Boulez's time signature 3/4/2 is baffling and completely unique. Do mean to say that any kind of deviation is illegitimate?
I myself, have a particular affinity for this sort of thing because I have played a ton of music by living composers, where it often seems every piece requires a slight deviation from the 'norms'.
I am not sure what 3/4/2 means. If you mean 3+4/2, its old hat. Time signatures do not have the same qualities as key signatures. You could have 19+2.6/4.
I hope I am not coming off as argumentative, I am enjoying the debate

I play tons of new stuff too.
Answer this:
How many lines does a staff have?
If you answer is other than 5, then we are talking about apples and oranges here. I am talking about the notation of western music. I could put a banana peel on a music stand and call it notation, but that is not what ( I think) we are talking about.

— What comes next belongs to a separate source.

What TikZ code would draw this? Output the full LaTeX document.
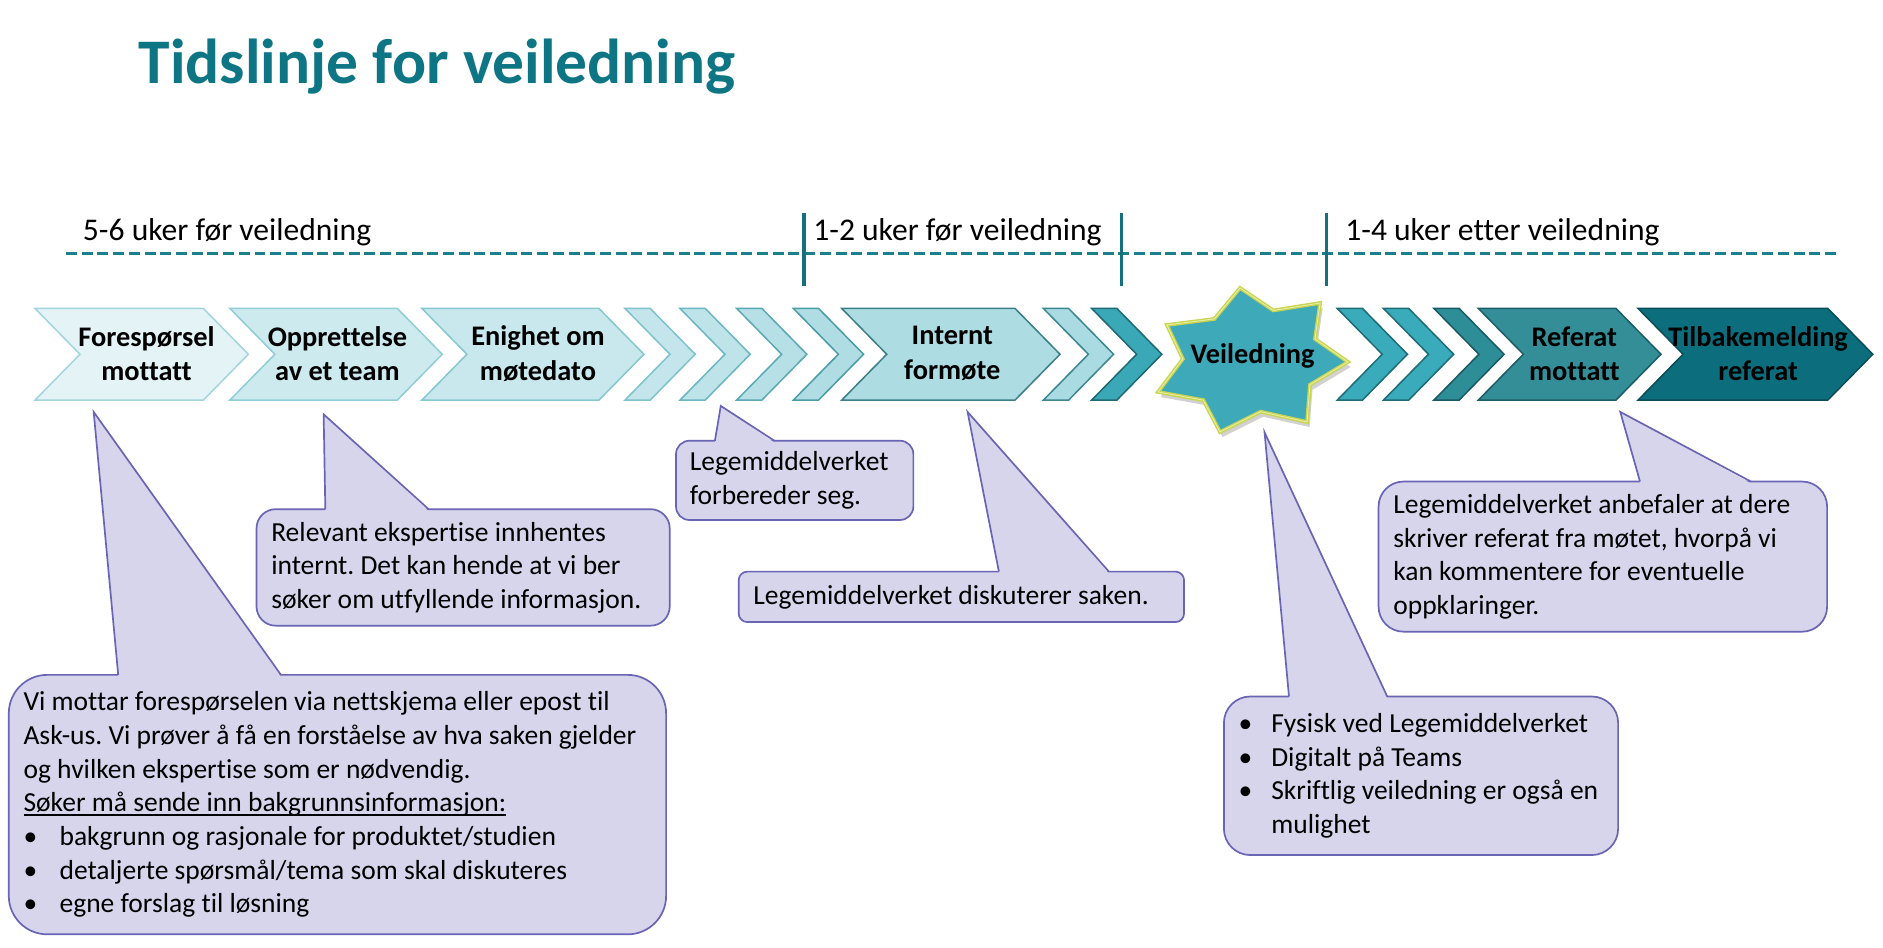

What you are trying to say is the alphabet could be ABCDE2G etc. Fine, I can accept a new alphabet. What I cannot accept is having a debate on the rules of the alphabet without having any rules, the alphabet is ABCDEF etc, there is no "2" in the alphabet.
Modern Notation software is what composers use. Last nite I played a piece by R. Murray Schaffer, prominent living composer from Canada. It seemed to be written on Finale: There is NO WAY to write 8 sharps in Finale, I own it. I own Sibelius and Encore and Cakewalk too, only 7 sharps. There is a reason for this. Much like how a staff in Finale will only have 5 lines. Try to do it, you cant, I just tried. I have been trying for 10 years

it wont do it. It's against the rules.
Since you play cello, you know about alternative tunings (scordatura?). There is no FIXED law on tuning, although 99.999999999999999% of tunes have you tune the "normal" way.
There is a "fixed" law in regards to Key signatures, just like there is a "fixed" law with the alphabet. A computer keyboard cannot type a combination of "a" and "b", its one or the other.
If you WANT to put 8 sharps in a key signature, then you can put 6 lines in a staff. If this is what you are talking about than there can be no debate. There are 7 notes in a major scale: if you want to say there are 6,437 that's fine, but there are 7. Black and white, end of story, that's all she wrote, done deal, finito, case closed, done. THEREFORE, there can only be 7 accidentals. You can call it semantics all you want, there are 7. A sharp, double-sharp, triple-sharp, quadraple sharp, a sharp to the 5th power, whatever: you only get 7 per scale.